Monday, May 20, 2013

Album Review (archives) Plastic Toys

Another review hauled from my archives. This is from 2008
Plastic Toys
'For Tonight Only'
(Hill Valley Records)

Emerging from the ashes of Karmic Jera come Plastic Toys. A scuzzbag manifestation that has ferociously violated a plethora of genres so proficiently the bastard offspring is emphatically sexy.

Any record that opens with the line ‘last night I fucked your girlfriend’ had better have the innovational competence to endorse such unambiguous proclamations. This has been achieved rather substantially right here on this debut album by Southampton four-piece Plastic Toys. Think of nearly every hard rock, sleazy, disco havoc, punk philistine reverberation you’ve ever known entangled in a labyrinth of sound and you’re halfway to appreciating how brilliant this is!

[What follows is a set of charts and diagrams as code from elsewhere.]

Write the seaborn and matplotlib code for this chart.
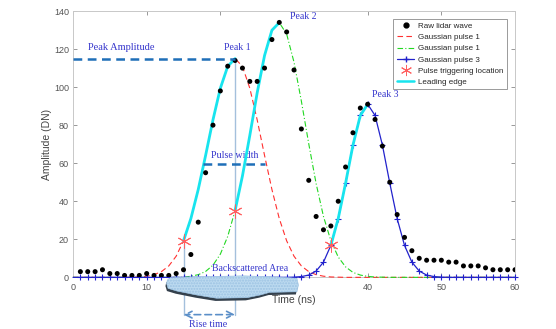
import matplotlib
matplotlib.use("Agg")
import matplotlib.pyplot as plt
import seaborn as sns
import pandas as pd
from matplotlib.lines import Line2D
from matplotlib.patches import Polygon

# ---------------- data ----------------
time_ns = list(range(1, 61))
raw_wave = [3, 3, 3, 4, 2, 2, 1, 1, 1, 2, 1, 1, 1, 2, 4,
            12, 29, 55, 80, 98, 111, 114, 110, 103, 103, 110, 125, 134, 129, 109,
            78, 51, 32, 25, 27, 40, 58, 76, 89, 91, 83, 69, 50, 33, 21,
            14, 10, 9, 9, 9, 8, 8, 6, 6, 6, 5, 4, 4, 4, 4]

model_t = list(range(0, 61))
pulse1 = [0] * 8 + [0.1, 0.2, 0.6, 1.4, 3.0, 6.0, 11.1, 19.2, 30.9, 46.2, 64.1, 82.8,
                    99.4, 110.9, 115.0, 110.9, 99.4, 82.8, 64.1, 46.2, 30.9, 19.2, 11.1,
                    6.0, 3.0, 1.4, 0.6, 0.2, 0.1] + [0] * 24
pulse2 = [0] * 16 + [0.6, 1.4, 3.1, 6.4, 12.2, 21.5, 35.1, 53.3, 74.6, 97.0, 116.6,
                     129.9, 133.9, 127.9, 113.1, 92.6, 70.2, 49.3, 32.0, 19.3, 10.7,
                     5.5, 2.6, 1.2, 0.5, 0.2, 0.1] + [0] * 18
pulse3 = [0] * 30 + [0.1, 0.4, 1.2, 3.3, 8.0, 16.8, 30.9, 49.5, 69.5, 85.1, 91.0,
                     85.1, 69.5, 49.5, 30.9, 16.8, 8.0, 3.3, 1.2, 0.4, 0.1] + [0] * 10

trigger_t = [15, 22, 35]
peak_t = [22, 28, 40]
peak_labels = ["Peak 1", "Peak 2", "Peak 3"]
peak_amplitude = 115
pulse_width_x = [17.7, 26.0]
pulse_width_y = 59.6

# decoration outline ("Backscattered Area" cloud) in data units
cloud_x = [12.8, 13.2, 15.9, 19.5, 23.1, 27.6, 30.4, 30.6, 30.4, 26.7, 25.4, 23.6,
           19.5, 16.8, 14.1, 12.9, 12.7]
cloud_y = [-1.4, -0.2, 0.2, 0.5, 0.8, 0.2, -0.5, -4.0, -7.6, -7.9, -9.3, -10.7,
           -11.0, -9.3, -7.2, -5.8, -3.2]

# ---------------- style ----------------
sns.set_theme(style="white")
plt.rcParams["font.family"] = ["Liberation Sans", "DejaVu Sans"]
plt.rcParams["hatch.color"] = "#8fb4d6"
serif = ["Liberation Serif", "DejaVu Serif"]
ann_blue = "#3535cc"

fig = plt.figure(figsize=(5.56, 3.29), dpi=100)
ax = fig.add_axes([0.1313, 0.157, 0.795, 0.8095])

raw_df = pd.DataFrame({"t": time_ns, "amp": raw_wave})
mod_df = pd.DataFrame({"t": model_t, "p1": pulse1, "p2": pulse2, "p3": pulse3})

c_red, c_green, c_blue, c_cyan = "#ff3030", "#22d822", "#2222cc", "#18e4ee"

sns.lineplot(data=mod_df, x="t", y="p1", ax=ax, color=c_red, lw=0.8,
             linestyle=(0, (5, 3)), zorder=3)
sns.lineplot(data=mod_df, x="t", y="p2", ax=ax, color=c_green, lw=0.8,
             linestyle=(0, (5, 2, 1, 2)), zorder=3)
sns.lineplot(data=mod_df, x="t", y="p3", ax=ax, color=c_blue, lw=0.9,
             marker="+", markersize=5, markeredgewidth=0.8, markeredgecolor=c_blue,
             markevery=slice(1, None), zorder=4)

# leading edges follow each pulse from its trigger location up to its peak
gauss = [pulse1, pulse2, pulse3]
trig_amp = []
peak_amp = []
for g, t0, t1 in zip(gauss, trigger_t, peak_t):
    seg = mod_df.iloc[t0:t1 + 1]
    sns.lineplot(x=list(seg["t"]), y=list(g[t0:t1 + 1]), ax=ax, color=c_cyan,
                 lw=2.0, zorder=5)
    trig_amp.append(g[t0])
    peak_amp.append(g[t1])

sns.scatterplot(data=raw_df, x="t", y="amp", ax=ax, color="black", s=13,
                edgecolor="none", zorder=6)

ax.plot(trigger_t, trig_amp, linestyle="none", marker=(6, 2, 0), markersize=10,
        markeredgewidth=0.7, color="#ff6060", zorder=7)

for ln in ax.lines:
    ln.set_clip_on(False)

# annotations
line_c = "#1f6fb8"
ax.plot([0, peak_t[0]], [peak_amplitude, peak_amplitude], color=line_c, lw=1.8,
        dashes=(3.5, 2.2), zorder=6)
ax.plot(pulse_width_x, [pulse_width_y] * 2, color=line_c, lw=1.8,
        dashes=(3.5, 2.2), zorder=6)
for xv, top in [(trigger_t[0], trig_amp[0]), (peak_t[0], peak_amp[0])]:
    ax.plot([xv, xv], [-19.8, top], color="#a4c0dc", lw=1.0, zorder=2, clip_on=False)
ax.annotate("", xy=(trigger_t[0], -19.6), xytext=(peak_t[0], -19.6),
            arrowprops=dict(arrowstyle="<->", color="#5b8fc8", lw=1.2, ls=(0, (4, 2.5)),
                            shrinkA=0, shrinkB=0),
            annotation_clip=False)

ax.text(2.1, 118.5, "Peak Amplitude", family=serif, fontsize=7.5, color=ann_blue,
        va="bottom", ha="left")
label_pos = [(20.5, 118.5), (29.5, 134.5), (40.6, 93.5)]
for (lx, ly), lab in zip(label_pos, peak_labels):
    ax.text(lx, ly, lab, family=serif, fontsize=7, color=ann_blue, ha="left",
            va="bottom")
ax.text(18.7, 61.5, "Pulse width", family=serif, fontsize=7.2, color=ann_blue,
        ha="left", va="bottom")

# cloud decoration
shadow = Polygon(list(zip([x - 0.15 for x in cloud_x], [y - 1.4 for y in cloud_y])),
                 closed=True, facecolor="#34404c", edgecolor="none", zorder=8,
                 clip_on=False)
cloud = Polygon(list(zip(cloud_x, cloud_y)), closed=True, facecolor="#bcdaf0",
                edgecolor="#9cc2e2", lw=0.4, hatch="......", zorder=9, clip_on=False)
ax.add_patch(shadow)
ax.add_patch(cloud)
ax.text(24.0, 2.2, "Backscattered Area", family=serif, fontsize=7, color=ann_blue,
        ha="center", va="bottom", zorder=10)
ax.text(18.3, -22.3, "Rise time", family=serif, fontsize=7.2, color=ann_blue,
        ha="center", va="top", zorder=10)

# axes
ax.set_xlim(0, 60)
ax.set_ylim(0, 140)
ax.set_xticks(range(0, 61, 10))
ax.set_yticks(range(0, 141, 20))
ax.tick_params(direction="in", length=3, width=0.6, colors="#888888",
               labelcolor="#555555", labelsize=6.5, top=True, right=True,
               left=True, bottom=True)
ax.tick_params(axis="x", pad=4)
ax.tick_params(axis="y", pad=3)
for sp in ax.spines.values():
    sp.set_color("#c8c8c8")
    sp.set_linewidth(0.7)
ax.set_xlabel("Time (ns)", fontsize=7.5, color="#444444", labelpad=2)
ax.set_ylabel("Amplitude (DN)", fontsize=7.5, color="#444444", labelpad=1)

handles = [
    Line2D([], [], linestyle="none", marker="o", markersize=3.5, color="black"),
    Line2D([], [], color=c_red, lw=0.8, linestyle=(0, (5, 3))),
    Line2D([], [], color=c_green, lw=0.8, linestyle=(0, (5, 2, 1, 2))),
    Line2D([], [], color=c_blue, lw=0.9, marker="+", markersize=5),
    Line2D([], [], linestyle="none", marker=(6, 2, 0), markersize=8,
           markeredgewidth=0.7, color="#ff6060"),
    Line2D([], [], color=c_cyan, lw=1.8),
]
labels = ["Raw lidar wave", "Gaussian pulse 1", "Gaussian pulse 1", "Gaussian pulse 3",
          "Pulse triggering location", "Leading edge"]
leg = ax.legend(handles, labels, loc="upper right", bbox_to_anchor=(0.982, 0.970),
                borderaxespad=0, fontsize=5.8, frameon=True, fancybox=False,
                edgecolor="#9a9a9a", handlelength=2.2, handletextpad=0.5,
                labelspacing=0.45, borderpad=0.4, framealpha=1)
leg.get_frame().set_linewidth(0.7)
leg.set_zorder(20)

fig.savefig("out.png", dpi=100)
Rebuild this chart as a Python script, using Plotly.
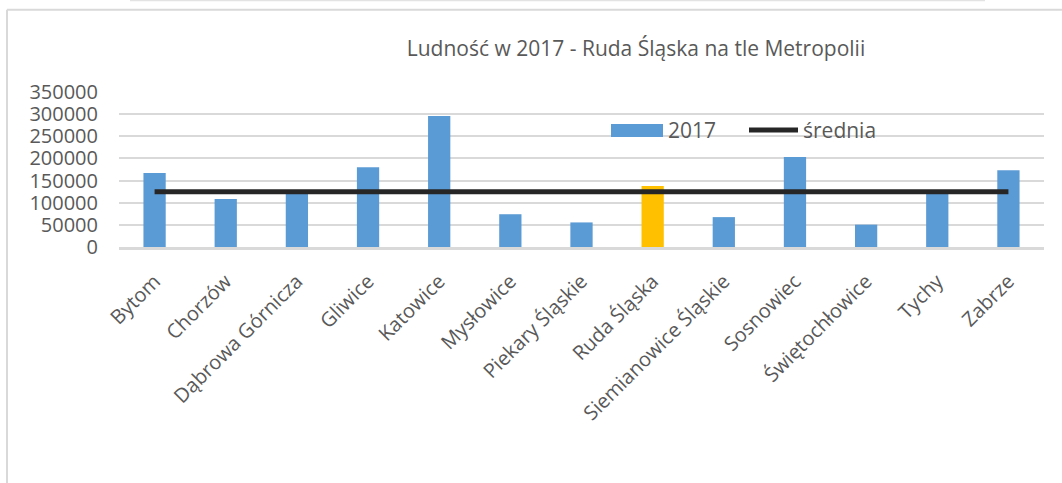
import plotly.graph_objects as go

cities = ["Bytom", "Chorzów", "Dąbrowa Górnicza", "Gliwice", "Katowice", "Mysłowice",
          "Piekary Śląskie", "Ruda Śląska", "Siemianowice Śląskie", "Sosnowiec",
          "Świętochłowice", "Tychy", "Zabrze"]
pop_2017 = [167000, 108500, 121000, 180000, 296000, 74000, 55500, 138000, 67500,
            203500, 50500, 127500, 173500]
average = [125000] * len(cities)
highlight = "Ruda Śląska"
y_ticks = [0, 50000, 100000, 150000, 200000, 250000, 300000, 350000]

BLUE = "#5B9BD5"
GOLD = "#FFC000"
DARK = "#262626"
GRID = "#D9D9D9"
TEXT = "#595959"
FONT = "Open Sans"

colors = [GOLD if c == highlight else BLUE for c in cities]

fig = go.Figure()
fig.add_trace(go.Bar(x=cities, y=pop_2017, name="2017", marker=dict(color=colors, line=dict(width=0)),
                     showlegend=False))
fig.add_trace(go.Scatter(x=cities, y=average, name="średnia", mode="lines",
                         line=dict(color=DARK, width=5), showlegend=False))

# plot area in pixels: x 119..1044, y 92..246.7
L, R, T, B = 119, 1044, 92, 246.7
W, H = R - L, B - T


def px(xp):
    return (xp - L) / W


def py(yp):
    return (B - yp) / H


shapes = [
    # chart border (left and top)
    dict(type="line", xref="paper", yref="paper", x0=px(7), x1=px(7), y0=py(10), y1=py(490),
         line=dict(color=GRID, width=2)),
    dict(type="line", xref="paper", yref="paper", x0=px(7), x1=px(1070), y0=py(10), y1=py(10),
         line=dict(color=GRID, width=2)),
    dict(type="line", xref="paper", yref="paper", x0=px(130), x1=px(985), y0=py(0.5), y1=py(0.5),
         line=dict(color="#E3E3E3", width=2)),
    # legend swatches
    dict(type="rect", xref="paper", yref="paper", x0=px(611), x1=px(663), y0=py(137), y1=py(124),
         fillcolor=BLUE, line=dict(width=0)),
    dict(type="line", xref="paper", yref="paper", x0=px(749), x1=px(798), y0=py(130), y1=py(130),
         line=dict(color=DARK, width=5)),
]

annotations = [
    dict(text="2017", xref="paper", yref="paper", x=px(666), y=py(130), xanchor="left",
         yanchor="middle", showarrow=False, font=dict(family=FONT, size=21, color=TEXT)),
    dict(text="średnia", xref="paper", yref="paper", x=px(801), y=py(130), xanchor="left",
         yanchor="middle", showarrow=False, font=dict(family=FONT, size=21, color=TEXT)),
]

fig.update_layout(
    width=1062, height=483,
    margin=dict(l=L, r=1062 - R, t=T, b=483 - B),
    paper_bgcolor="white", plot_bgcolor="white",
    bargap=0.687,
    title=dict(text="Ludność w 2017 - Ruda Śląska na tle Metropolii", x=636 / 1062, xanchor="center",
               xref="container", yref="container", y=1 - 49 / 483, yanchor="middle",
               font=dict(family=FONT, size=21, color=TEXT)),
    shapes=shapes,
    annotations=annotations,
    showlegend=False,
    font=dict(family=FONT, color=TEXT),
)
fig.update_yaxes(range=[0, 350000], tickvals=y_ticks, ticktext=[str(v) for v in y_ticks],
                 showgrid=True, gridcolor=GRID, gridwidth=1.5, zeroline=False,
                 tickfont=dict(family=FONT, size=20, color=TEXT), ticklabelstandoff=20,
                 showline=False)
fig.update_xaxes(tickangle=-45, tickfont=dict(family=FONT, size=20, color=TEXT),
                 showline=True, linecolor=GRID, linewidth=2.5, ticks="", ticklabelstandoff=12)

fig.write_html("out.html", config={"displayModeBar": False},
               post_script="document.body.style.margin='0';document.body.style.overflow='hidden';")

The opening line, as mentioned, comes from ‘Devil’ an energetic blast of frenzied rock and roll with its boots firmly laced up and aiming kicks at your head. Rather originally, it’s preceded by ‘Curtain Up’ a composition around one minute long and consisting, in the main, of some endearing piano coincidental with something you’d often find compassing the silent black and white movies of the 50’s. On ‘Let Me Feel The Love’, a fusion of Marilyn Manson discord hand in hand with discothèque smudges, resides a true air punching anthem of a chorus. The synth driven scampering of ‘Still Alive’ and glammed up promenade that is ‘Dirty’ further inflates the versatility in residence on this record. There’s a solid piano beat chaperoned by punchy drumming on ‘The Tragedy’ before a return to some filthy rock and roll on ‘Tonight Only’.

A slice of backward electronica is the protoplasm that floods the life into ‘Freak Among The Freaks’ just as the frenetic stomp of modernistic punk and roll is the animation for the very brilliant ‘Spaceman’. The desperate reiteration of the author on tragic love anthem ‘I Miss You’ with its  grandiose structuring enhancing lyrics like ‘you leave me in silence and I’m scared it’ll never stop’ will twitch even the steeliest of eyes.  Bombastic metal/synth anthemic flavouring on ‘The World Goes Bang’ has a garnishing effect on the penultimate ‘God Damn You All’ then it’s full fat synth and guitars for dessert courtesy of ‘Goodbye’.

We’re only 2 months into 2008 and there shall be many exceptional records still to come but this one has shown enough spirit and energy to be hanging from the tip of the keyboards when the end of year polls reveal who’s cut the mustard!